A group of homeowners still stuck in the Alberta Industrial Heartland want county council to buy them out with about $60 million from the Sturgeon Refinery.
Marty Derouin and landowners Ron and Rob Shaw spoke to county council last week on the plight of homeowners who still live in the Heartland region.
The Heartland is a 582 square kilometre industrial park, much of which is in Sturgeon County. In 2005, industry leaders plus Sturgeon and Strathcona County created the Alberta Industrial Heartland Land Trust Society to buy out residents who wanted out of this region but couldn’t find buyers as they became hemmed in by industry. The trust dissolved in 2015, having bought out about 36 families.
Although most of the residents in the Heartland have moved on, 18 people still live there, Ron Shaw said.
These residents have regular safety concerns about the region’s traffic, air quality and light pollution, yet aren’t able to find buyers for their land so they can leave, Rob Shaw said.
“Industry doesn’t want us as a neighbor and we don’t want them as a neighbor,” he said.
“We want to move on with our lives.”
Derouin and the Shaws called on the county to buy out these 18 residents using tax dollars gained from the Sturgeon Refinery. This would cost $50 to $60 million and could be paid out over four years, and would give the county a land bank it could use to attract more industry.

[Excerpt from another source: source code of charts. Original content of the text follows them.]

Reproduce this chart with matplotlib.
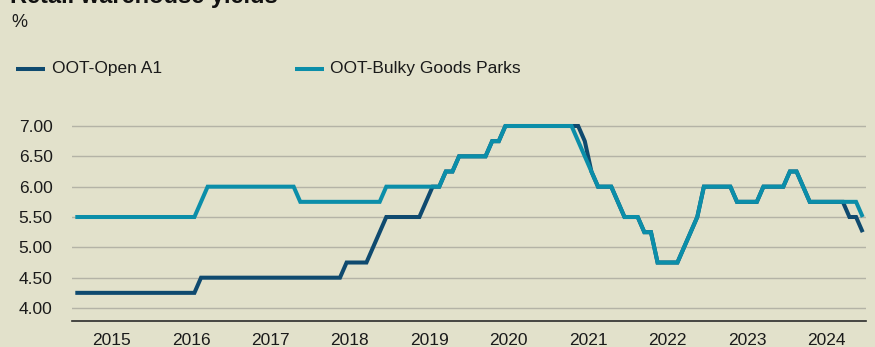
import matplotlib
matplotlib.use("Agg")
import matplotlib.pyplot as plt
import numpy as np

# Monthly yields (%), Jan 2015 - Dec 2024
years = list(range(2015, 2025))
open_a1 = [
    4.25, 4.25, 4.25, 4.25, 4.25, 4.25, 4.25, 4.25, 4.25, 4.25, 4.25, 4.25,
    4.25, 4.25, 4.25, 4.25, 4.25, 4.25, 4.25, 4.50, 4.50, 4.50, 4.50, 4.50,
    4.50, 4.50, 4.50, 4.50, 4.50, 4.50, 4.50, 4.50, 4.50, 4.50, 4.50, 4.50,
    4.50, 4.50, 4.50, 4.50, 4.50, 4.75, 4.75, 4.75, 4.75, 5.00, 5.25, 5.50,
    5.50, 5.50, 5.50, 5.50, 5.50, 5.75, 6.00, 6.00, 6.25, 6.25, 6.50, 6.50,
    6.50, 6.50, 6.50, 6.75, 6.75, 7.00, 7.00, 7.00, 7.00, 7.00, 7.00, 7.00,
    7.00, 7.00, 7.00, 7.00, 7.00, 6.75, 6.25, 6.00, 6.00, 6.00, 5.75, 5.50,
    5.50, 5.50, 5.25, 5.25, 4.75, 4.75, 4.75, 4.75, 5.00, 5.25, 5.50, 6.00,
    6.00, 6.00, 6.00, 6.00, 5.75, 5.75, 5.75, 5.75, 6.00, 6.00, 6.00, 6.00,
    6.25, 6.25, 6.00, 5.75, 5.75, 5.75, 5.75, 5.75, 5.75, 5.50, 5.50, 5.25,
]
bulky_goods = [
    5.50, 5.50, 5.50, 5.50, 5.50, 5.50, 5.50, 5.50, 5.50, 5.50, 5.50, 5.50,
    5.50, 5.50, 5.50, 5.50, 5.50, 5.50, 5.50, 5.75, 6.00, 6.00, 6.00, 6.00,
    6.00, 6.00, 6.00, 6.00, 6.00, 6.00, 6.00, 6.00, 6.00, 6.00, 5.75, 5.75,
    5.75, 5.75, 5.75, 5.75, 5.75, 5.75, 5.75, 5.75, 5.75, 5.75, 5.75, 6.00,
    6.00, 6.00, 6.00, 6.00, 6.00, 6.00, 6.00, 6.00, 6.25, 6.25, 6.50, 6.50,
    6.50, 6.50, 6.50, 6.75, 6.75, 7.00, 7.00, 7.00, 7.00, 7.00, 7.00, 7.00,
    7.00, 7.00, 7.00, 7.00, 6.75, 6.50, 6.25, 6.00, 6.00, 6.00, 5.75, 5.50,
    5.50, 5.50, 5.25, 5.25, 4.75, 4.75, 4.75, 4.75, 5.00, 5.25, 5.50, 6.00,
    6.00, 6.00, 6.00, 6.00, 5.75, 5.75, 5.75, 5.75, 6.00, 6.00, 6.00, 6.00,
    6.25, 6.25, 6.00, 5.75, 5.75, 5.75, 5.75, 5.75, 5.75, 5.75, 5.75, 5.50,
]
y_ticks = [4.0, 4.5, 5.0, 5.5, 6.0, 6.5, 7.0]

BG = "#e2e1cb"
DARK = "#0f4a6f"
LIGHT = "#0b8ea9"
FONT = "Liberation Sans"

# month midpoints as fractional years
t = np.array([y + (m + 0.5) / 12 for y in years for m in range(12)])

W, H = 875, 347
fig = plt.figure(figsize=(W / 100, H / 100), dpi=100, facecolor=BG)

ymin, ymax = 3.786, 7.2
left_px, right_px, bottom_px = 72, 866, 321
top_px = 126 - (ymax - 7.0) * (182 / 3)
ax = fig.add_axes([left_px / W, (H - bottom_px) / H,
                   (right_px - left_px) / W, (bottom_px - top_px) / H])
ax.set_facecolor(BG)

ax.plot(t, open_a1, color=DARK, lw=2.9, solid_joinstyle="miter",
        solid_capstyle="butt", zorder=3, label="OOT-Open A1", clip_on=False)
ax.plot(t, bulky_goods, color=LIGHT, lw=2.9, solid_joinstyle="miter",
        solid_capstyle="butt", zorder=4, label="OOT-Bulky Goods Parks", clip_on=False)

ax.set_xlim(2015, 2025)
ax.set_ylim(ymin, ymax)

ax.set_yticks(y_ticks)
ax.set_yticklabels([f"{v:.2f}" for v in y_ticks], fontsize=12.5,
                   fontfamily=FONT, color="#1a1a1a")
ax.set_xticks([y + 0.5 for y in years])
ax.set_xticklabels([str(y) for y in years], fontsize=12.5,
                   fontfamily=FONT, color="#1a1a1a")
ax.tick_params(axis="both", length=0)
ax.tick_params(axis="y", pad=14)
ax.tick_params(axis="x", pad=8.5)

ax.grid(axis="y", color="#b4b3a6", lw=1.0)
ax.set_axisbelow(True)
for side in ("top", "right", "left"):
    ax.spines[side].set_visible(False)
ax.spines["bottom"].set_color("#2b2b2b")
ax.spines["bottom"].set_linewidth(1.2)

# Title, unit and legend
fig.text(10 / W, 1 - 3.3 / H, "Retail warehouse yields", fontsize=17,
         fontweight="bold", fontfamily=FONT, color="#111111",
         ha="left", va="baseline")
fig.text(11 / W, 1 - 27 / H, "%", fontsize=13, fontfamily=FONT,
         color="#1a1a1a", ha="left", va="baseline")

legend_items = [(16, 52, DARK, "OOT-Open A1"),
                (295, 330, LIGHT, "OOT-Bulky Goods Parks")]
for x0, xt, col, lab in legend_items:
    fig.add_artist(plt.Line2D([x0 / W, (x0 + 29) / W], [1 - 69 / H] * 2,
                              color=col, lw=2.9, solid_capstyle="butt"))
    fig.text(xt / W, 1 - 69 / H, lab, fontsize=12.5, fontfamily=FONT,
             color="#1a1a1a", ha="left", va="center")

fig.savefig("out.png", dpi=100, facecolor=BG)
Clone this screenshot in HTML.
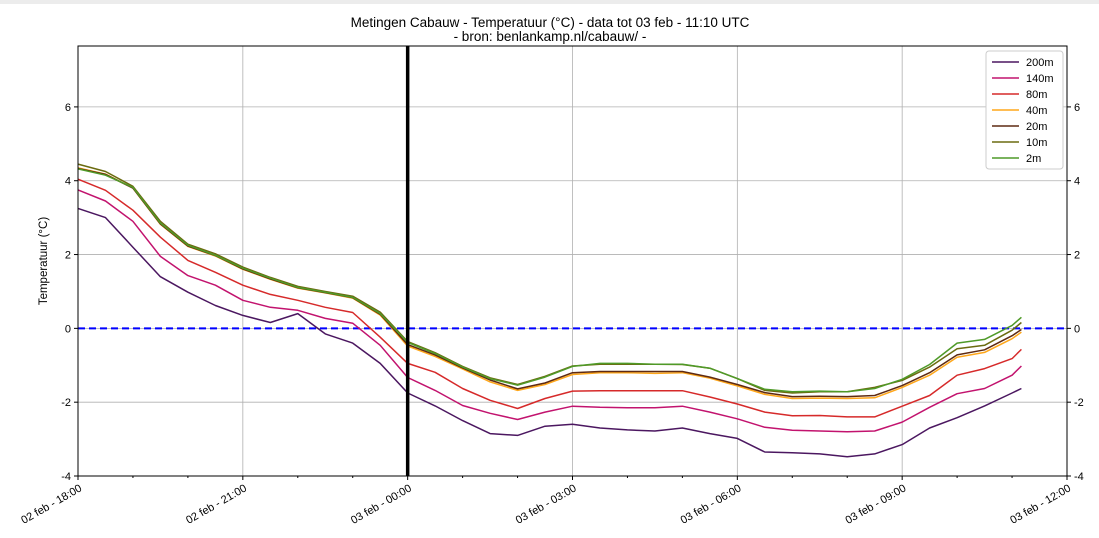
<!DOCTYPE html>
<html><head><meta charset="utf-8"><style>
body{margin:0;background:#fff;font-family:"Liberation Sans","DejaVu Sans",sans-serif}
svg{display:block}
</style></head><body>
<svg id="chart" width="1099" height="538" xmlns="http://www.w3.org/2000/svg"></svg>
<script>
const categories = ["200m","140m","80m","40m","20m","10m","2m"];
const colors = ["#4b1760","#c2136e","#d62a2a","#ffa71a","#5e2a12","#6b6b10","#4f9a28"];
// times in hours after 02 feb 18:00
const times = [0,0.5,1,1.5,2,2.5,3,3.5,4,4.5,5,5.5,6,6.5,7,7.5,8,8.5,9,9.5,10,10.5,11,11.5,12,12.5,13,13.5,14,14.5,15,15.5,16,16.5,17,17.17];
const s200 = [3.25,3.0,2.2,1.4,0.98,0.62,0.35,0.16,0.4,-0.15,-0.4,-0.95,-1.75,-2.1,-2.5,-2.85,-2.9,-2.65,-2.6,-2.7,-2.75,-2.78,-2.7,-2.85,-2.98,-3.35,-3.37,-3.4,-3.48,-3.4,-3.15,-2.7,-2.42,-2.1,-1.75,-1.63];
const s140 = [3.75,3.45,2.9,1.95,1.43,1.17,0.76,0.57,0.49,0.27,0.14,-0.46,-1.33,-1.68,-2.09,-2.3,-2.47,-2.27,-2.11,-2.14,-2.15,-2.15,-2.11,-2.27,-2.45,-2.68,-2.76,-2.78,-2.8,-2.78,-2.54,-2.14,-1.77,-1.63,-1.27,-1.02];
const s80 = [4.04,3.74,3.2,2.47,1.84,1.52,1.17,0.92,0.76,0.57,0.43,-0.24,-0.95,-1.19,-1.63,-1.95,-2.17,-1.9,-1.7,-1.69,-1.69,-1.69,-1.69,-1.86,-2.05,-2.27,-2.37,-2.36,-2.4,-2.4,-2.11,-1.82,-1.27,-1.09,-0.82,-0.57];
const s40 = [4.35,4.18,3.8,2.82,2.22,1.96,1.6,1.33,1.09,0.96,0.82,0.36,-0.48,-0.76,-1.1,-1.45,-1.68,-1.52,-1.25,-1.2,-1.2,-1.22,-1.2,-1.35,-1.56,-1.79,-1.9,-1.89,-1.9,-1.88,-1.6,-1.27,-0.78,-0.65,-0.28,-0.1];
const s20 = [4.33,4.17,3.8,2.83,2.23,1.97,1.61,1.34,1.1,0.97,0.83,0.38,-0.44,-0.72,-1.07,-1.4,-1.64,-1.48,-1.2,-1.17,-1.17,-1.17,-1.17,-1.32,-1.52,-1.74,-1.85,-1.84,-1.85,-1.82,-1.55,-1.2,-0.72,-0.58,-0.2,-0.03];
const s10 = [4.45,4.25,3.85,2.9,2.28,2.02,1.66,1.38,1.14,1.0,0.87,0.44,-0.36,-0.66,-1.03,-1.34,-1.52,-1.3,-1.02,-0.97,-0.97,-0.97,-0.98,-1.08,-1.36,-1.68,-1.75,-1.72,-1.72,-1.6,-1.41,-1.05,-0.55,-0.46,-0.05,0.16];
const s2 = [4.32,4.15,3.82,2.85,2.25,1.98,1.63,1.36,1.11,0.98,0.84,0.4,-0.38,-0.68,-1.05,-1.36,-1.54,-1.32,-1.03,-0.95,-0.95,-0.97,-0.97,-1.08,-1.36,-1.65,-1.72,-1.7,-1.72,-1.63,-1.38,-0.98,-0.4,-0.3,0.08,0.3];
const series = [s200,s140,s80,s40,s20,s10,s2];
const yTicks = [-4,-2,0,2,4,6];
const xTickHours = [0,3,6,9,12,15,18];
const xTickLabels = ["02 feb - 18:00","02 feb - 21:00","03 feb - 00:00","03 feb - 03:00","03 feb - 06:00","03 feb - 09:00","03 feb - 12:00"];
const markerHour = 6;

const L=78,R=1067,T=46,B=476;
const xMin=0,xMax=18,yMin=-4,yMax=7.65;
const X=h=>L+(h-xMin)/(xMax-xMin)*(R-L);
const Y=v=>B-(v-yMin)/(yMax-yMin)*(B-T);
const svg=document.getElementById('chart');
const NS="http://www.w3.org/2000/svg";
function mk(tag,attrs,parent){const e=document.createElementNS(NS,tag);for(const k in attrs)e.setAttribute(k,attrs[k]);(parent||svg).appendChild(e);return e;}

const band=mk('rect',{x:0,y:0,width:1099,height:4,fill:'#ececec'});



const t1=mk('text',{x:550,y:27,'text-anchor':'middle','font-size':13.5,fill:'#000'});t1.textContent='Metingen Cabauw - Temperatuur (°C) - data tot 03 feb - 11:10 UTC';


const t2=mk('text',{x:550,y:41,'text-anchor':'middle','font-size':13.5,fill:'#000'});t2.textContent='- bron: benlankamp.nl/cabauw/ -';



yTicks.forEach(v=>{const g=mk('line',{x1:L,x2:R,y1:Y(v),y2:Y(v),stroke:'#b0b0b0','stroke-width':0.8});

});
xTickHours.forEach(h=>{const g=mk('line',{x1:X(h),x2:X(h),y1:T,y2:B,stroke:'#b0b0b0','stroke-width':0.8});

});

const z=mk('line',{x1:L,x2:R,y1:Y(0),y2:Y(0),stroke:'#0000ff','stroke-width':2,'stroke-dasharray':'7,4'});



series.forEach((s,i)=>{
  const d=s.map((v,j)=>(j?'L':'M')+X(times[j]).toFixed(1)+','+Y(v).toFixed(1)).join(' ');
  const p=mk('path',{d:d,fill:'none',stroke:colors[i],'stroke-width':1.5,'stroke-linejoin':'round'});
  
  
});

const m=mk('line',{x1:X(markerHour),x2:X(markerHour),y1:T,y2:B,stroke:'#000','stroke-width':3.5});



const fr=mk('rect',{x:L,y:T,width:R-L,height:B-T,fill:'none',stroke:'#000','stroke-width':1});



yTicks.forEach(v=>{
  mk('line',{x1:L-4,x2:L,y1:Y(v),y2:Y(v),stroke:'#000'});
  mk('line',{x1:R,x2:R+4,y1:Y(v),y2:Y(v),stroke:'#000'});
  const a=mk('text',{x:L-7,y:Y(v)+4,'text-anchor':'end','font-size':11});a.textContent=v;
  
  
  const b=mk('text',{x:R+7,y:Y(v)+4,'text-anchor':'start','font-size':11});b.textContent=v;
  
  
});
for(let h=0;h<=18;h++){const maj=h%3===0;mk('line',{x1:X(h),x2:X(h),y1:B,y2:B+(maj?4:2),stroke:'#000'});}
xTickHours.forEach((h,i)=>{
  const x=X(h)+1,y=B+8;
  const t=mk('text',{x:x,y:y,'text-anchor':'end','font-size':11,transform:`rotate(-30 ${x} ${y})`,'dominant-baseline':'hanging'});
  t.textContent=xTickLabels[i];
  
  
});
const yl=mk('text',{x:47,y:261,'text-anchor':'middle','font-size':11.5,transform:'rotate(-90 47 261)'});yl.textContent='Temperatuur (°C)';



const lg=mk('g',{});


mk('rect',{x:986,y:51,width:77,height:118,rx:3,fill:'#fff',stroke:'#ccc'},lg);
categories.forEach((c,i)=>{
  const y=62+i*16;
  const e=mk('g',{},lg);
  
  
  mk('line',{x1:992,x2:1019,y1:y,y2:y,stroke:colors[i],'stroke-width':1.5},e);
  const t=mk('text',{x:1026,y:y+4,'font-size':11},e);t.textContent=c;
});
</script>
</body></html>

Many of these landowners are seniors who have all their wealth tied up in their property, Ron said.
“You’re making money on our backs because we are the people who are still living there,” he said, passionately.
“That’s not fair. You wouldn’t do that to your sons, your daughters, your friends.”
Coun. Karen Shaw, who lives in the Heartland region, said she had been calling for a buyout program for years, but the most her fellow councilors have been wiling to support was a promise to put three per cent of the Sturgeon Refinery’s tax revenue towards quality of life issues in the region.
“I would love to be able to wave that wand and do that (buyout) but I’m one of seven votes.”
The county had also brought in more traffic signals, dust control and policing to help residents there.
Provincial law states that municipalities can only buy land for municipal purposes and only at market value, Shaw said in an interview. Right now, those values were so low she wouldn’t even sell her own land for that price.
“I feel very badly for some of the older people in there because that’s their retirement (fund),” she said, and they’ve had a tough time finding industry buyers due to the downturn.
In council, Shaw said county residents and provincial law were unlikely to support a buyout, and that landowners were unlikely to accept the price they would get from one. The county was also set to receive a fraction of the tax dollars it expected from the Sturgeon Refinery next year due to construction delays.
Shaw encouraged landowners to work with the economic development branch to find buyers, and said the county should offer incentives to draw more industry to this region.
Mayor Tom Flynn said that council would meet with landowners to discuss this issue.